Dardanelles, Aegean island waters freed from ‘ghost nets’

Dardanelles, Aegean island waters freed from ‘ghost nets’

ÇANAKKALE – Demirören News Agency

Some 17,750 square meters of abandoned fishing nets have been removed from Turkish waters around the Dardanelles Strait and the islands of Bozcaada (or Tenedos) and Gökçeada (or Imbros) since 2016 as part of an Agriculture and Forestry Ministry project.

“The success of the project is dependent on the sensitivity of the fishermen. Because they know the scarcity of our water resources, they should not use fishing gear in risky areas,” said Erdem Karadağ, the provincial director of the Agriculture and Forestry Ministry in the northwestern province of Çanakkale.

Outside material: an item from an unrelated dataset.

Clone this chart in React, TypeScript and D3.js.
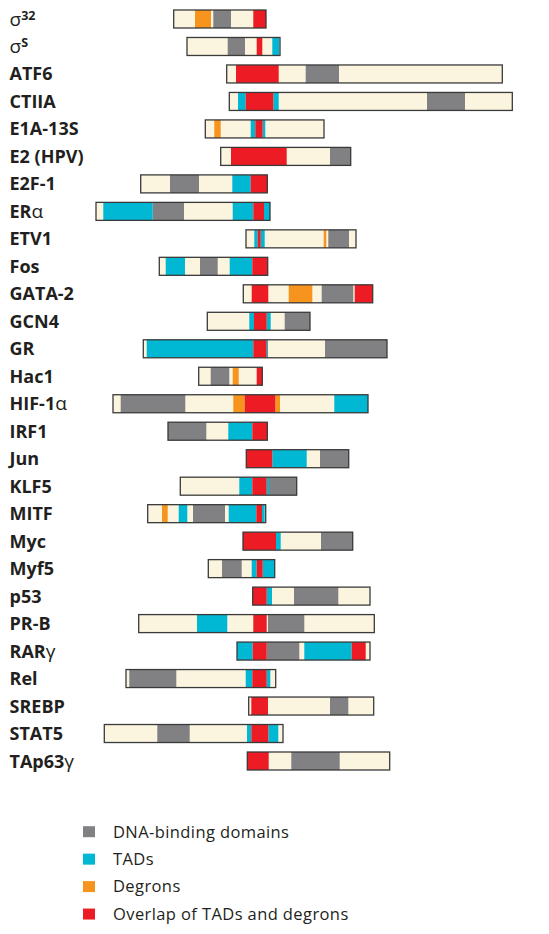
import React from "react";
import * as d3 from "d3";

// Protein names (rows), top to bottom
const proteins = [
  "σ32", "σS", "ATF6", "CTIIA", "E1A-13S", "E2 (HPV)", "E2F-1", "ERα", "ETV1", "Fos",
  "GATA-2", "GCN4", "GR", "Hac1", "HIF-1α", "IRF1", "Jun", "KLF5", "MITF", "Myc",
  "Myf5", "p53", "PR-B", "RARγ", "Rel", "SREBP", "STAT5", "TAp63γ",
];

// Full-length extent of each protein on the aligned axis
const proteinStart = [173.7, 187, 226.7, 229.3, 205.3, 220.7, 140.7, 96, 246, 159.3,
  243.3, 207.3, 143.3, 198.7, 113, 168, 246.3, 180.3, 147.7, 243,
  208.3, 252.7, 138.7, 237, 126, 248.7, 104.3, 247.3];
const proteinEnd = [266, 280, 502.3, 512.3, 324, 350.7, 267.3, 270, 356, 267.7,
  372.7, 310, 387, 262.3, 368, 267.3, 348.7, 296.7, 265.7, 352.7,
  274.7, 370, 374.3, 370, 275.7, 373.7, 283, 389.7];

// Domains: [row index, start, end]
const dnaBinding: [number, number, number][] = [
  [0, 213.3, 231], [1, 227.7, 245], [2, 305.7, 339], [3, 427, 465], [5, 330, 350.7],
  [6, 170, 199], [7, 152.7, 184], [8, 328.3, 349], [9, 200, 217.7], [10, 321.7, 353.3],
  [11, 284.7, 310], [12, 325, 387], [13, 210.7, 229.3], [14, 120.7, 185.3], [15, 168, 206.3],
  [16, 320, 348.7], [17, 269, 296.7], [18, 193, 225], [19, 321, 352.7], [20, 222, 241.7],
  [21, 294, 338.3], [22, 268, 304.3], [23, 266.7, 299.3], [24, 129.3, 176.3], [25, 330, 348.3],
  [26, 157.3, 189.7], [27, 291.3, 339.7],
];

const tads: [number, number, number][] = [
  [1, 272.3, 279.3], [3, 238, 245.7], [3, 273.3, 278.7], [4, 250.7, 255.3], [4, 262.7, 265.3],
  [6, 232.3, 250.7], [7, 103.3, 152.7], [7, 232.7, 253.3], [7, 264, 270], [8, 254.3, 257.7],
  [8, 260.7, 264.7], [9, 165.7, 185], [9, 229.7, 252.3], [11, 249.3, 254], [11, 266.7, 270.7],
  [12, 146.7, 253.3], [12, 266.7, 268], [14, 334.3, 368], [15, 228.3, 252.3], [16, 272.3, 306.7],
  [17, 239.3, 252.3], [17, 266.7, 269], [18, 178.7, 187.3], [18, 228.7, 256.3], [18, 262, 264.7],
  [19, 276, 280.7], [20, 251.7, 256.7], [20, 262.7, 274.7], [21, 266.7, 272], [22, 197, 227.3],
  [23, 237, 252.7], [23, 304.3, 351.7], [24, 245.7, 252.3], [24, 266.7, 270.3], [26, 247, 251.3],
  [26, 268.3, 278.3],
];

const degrons: [number, number, number][] = [
  [0, 195, 211], [4, 214.3, 220.7], [8, 323.7, 326.3], [10, 288.7, 312.3], [13, 232.7, 238.7],
  [14, 233.3, 244.7], [14, 275.3, 280], [18, 162, 167.7],
];

const overlaps: [number, number, number][] = [
  [0, 253.3, 266], [1, 256.7, 262.3], [2, 236, 278.7], [3, 245.7, 273.3], [4, 255.3, 262.7],
  [5, 231, 286.7], [6, 250.7, 267.3], [7, 253.3, 264], [8, 257.7, 260.7], [9, 252.3, 267.7],
  [10, 251.7, 268.3], [10, 354.7, 372.7], [11, 254, 266.7], [12, 253.3, 266.7], [13, 256.7, 262.3],
  [14, 244.7, 275.3], [15, 252.3, 267.3], [16, 246.3, 272.3], [17, 252.3, 266.7], [18, 256.3, 262],
  [19, 243, 276], [20, 256.7, 262.7], [21, 252.7, 266.7], [22, 253.3, 266.7], [23, 252.7, 266.7],
  [23, 351.7, 365.7], [24, 252.3, 266.7], [25, 251.3, 268], [26, 251.3, 268.3], [27, 247.3, 268.7],
];

const legendLabels = ["DNA-binding domains", "TADs", "Degrons", "Overlap of TADs and degrons"];

const COLORS = {
  base: "#FBF5DF",
  dna: "#818184",
  tad: "#00B8D4",
  degron: "#F7941D",
  overlap: "#ED1C24",
  stroke: "#3A3A3A",
};
const legendColors = [COLORS.dna, COLORS.tad, COLORS.degron, COLORS.overlap];

const W = 549;
const H = 934;

const x = d3.scaleLinear().domain([0, W]).range([0, W]);
const y = d3.scalePoint<number>().domain(d3.range(proteins.length)).range([19, 761]);
const BAR_H = 18;

const LABEL_FONT = "'Open Sans', 'DejaVu Sans', sans-serif";

function Label({ name, yy }: { name: string; yy: number }) {
  const base = { fontFamily: LABEL_FONT, fontWeight: 700, fontSize: 18, fill: "#231F20" };
  if (name === "σ32" || name === "σS") {
    return (
      <text x={9.5} y={yy + 6.5} style={base}>
        <tspan style={{ fontWeight: 400, fontSize: 19 }}>σ</tspan>
        <tspan dy={-6} style={{ fontSize: 12.5 }}>{name.slice(1)}</tspan>
      </text>
    );
  }
  const m = name.match(/^(.*?)([αγ])$/);
  if (m) {
    return (
      <text x={9.5} y={yy + 6.5} style={base}>
        {m[1]}
        <tspan style={{ fontWeight: 400, fontSize: 19 }}>{m[2]}</tspan>
      </text>
    );
  }
  return (
    <text x={9.5} y={yy + 6.5} style={base}>
      {name}
    </text>
  );
}

function Segs({ data, color }: { data: [number, number, number][]; color: string }) {
  return (
    <g>
      {data.map(([r, s, e], i) => (
        <rect
          key={i}
          x={x(s)}
          y={(y(r) as number) - BAR_H / 2}
          width={x(e) - x(s)}
          height={BAR_H}
          fill={color}
        />
      ))}
    </g>
  );
}

export default function App() {
  return (
    <svg
      width={W}
      height={H}
      viewBox={`0 0 ${W} ${H}`}
      style={{ position: "absolute", left: 0, top: 0, background: "#fff" }}
    >
      <rect x={0} y={0} width={W} height={H} fill="#fff" />
      {proteins.map((p, i) => (
        <Label key={p} name={p} yy={y(i) as number} />
      ))}
      {proteins.map((p, i) => (
        <rect
          key={"b" + p}
          x={x(proteinStart[i])}
          y={(y(i) as number) - BAR_H / 2}
          width={x(proteinEnd[i]) - x(proteinStart[i])}
          height={BAR_H}
          fill={COLORS.base}
        />
      ))}
      <Segs data={dnaBinding} color={COLORS.dna} />
      <Segs data={tads} color={COLORS.tad} />
      <Segs data={degrons} color={COLORS.degron} />
      <Segs data={overlaps} color={COLORS.overlap} />
      {proteins.map((p, i) => (
        <rect
          key={"o" + p}
          x={x(proteinStart[i])}
          y={(y(i) as number) - BAR_H / 2}
          width={x(proteinEnd[i]) - x(proteinStart[i])}
          height={BAR_H}
          fill="none"
          stroke={COLORS.stroke}
          strokeWidth={1.3}
        />
      ))}
      {legendLabels.map((l, i) => (
        <g key={l} transform={`translate(0, ${831.7 + i * 27.45})`}>
          <rect x={83} y={-5.5} width={12} height={11} fill={legendColors[i]} />
          <text
            x={113}
            y={5.8}
            style={{ fontFamily: LABEL_FONT, fontSize: 16.5, letterSpacing: 0.4, fill: "#231F20" }}
          >
            {l}
          </text>
        </g>
      ))}
    </svg>
  );
}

Karadağ also called on fishermen to inform authorities about their missing fishing gear “to determine new areas where works will be conducted and to boost the effectiveness of the project.

Abandoned fishing nets create a huge problem called “ghost fishing.” These nets can travel long distances from their points of origin and can remain in the seas long after they are discarded, resulting in the entrapment and death of marine mammals, sea birds and fish.

Within the scope of the Agriculture and Forestry Ministry’s “Abandoned Fishing Gear Removal” project, a total of 17,750 square meters of “ghost nets” have been collected in 37 scanned areas covering 484,700 square meters in Turkish waters between 2016 and 2018.

Of these 17,750 square meters of abandoned nets, 3,000 square meters came out from off the Bozcaada and Gökçeada shores in 2016 and some 11,000 square meters from the waters around the Dardanelles Strait in 2017, and 3,750 square meters in 2018.

Some of these fishing gears are not deliberately discarded but are lost in storms or strong currents or result from “gear conflicts,” for example, fishing with nets in areas where bottom-traps that can entangle them are already deployed.

Experts warn that fishing nets cause extensive damage to the marine ecosystem.

Not only do these nets trap and kill marine animals, but also dead organisms that accumulate on nets lead to a rise in bacteriological pollution in the waters, according to experts.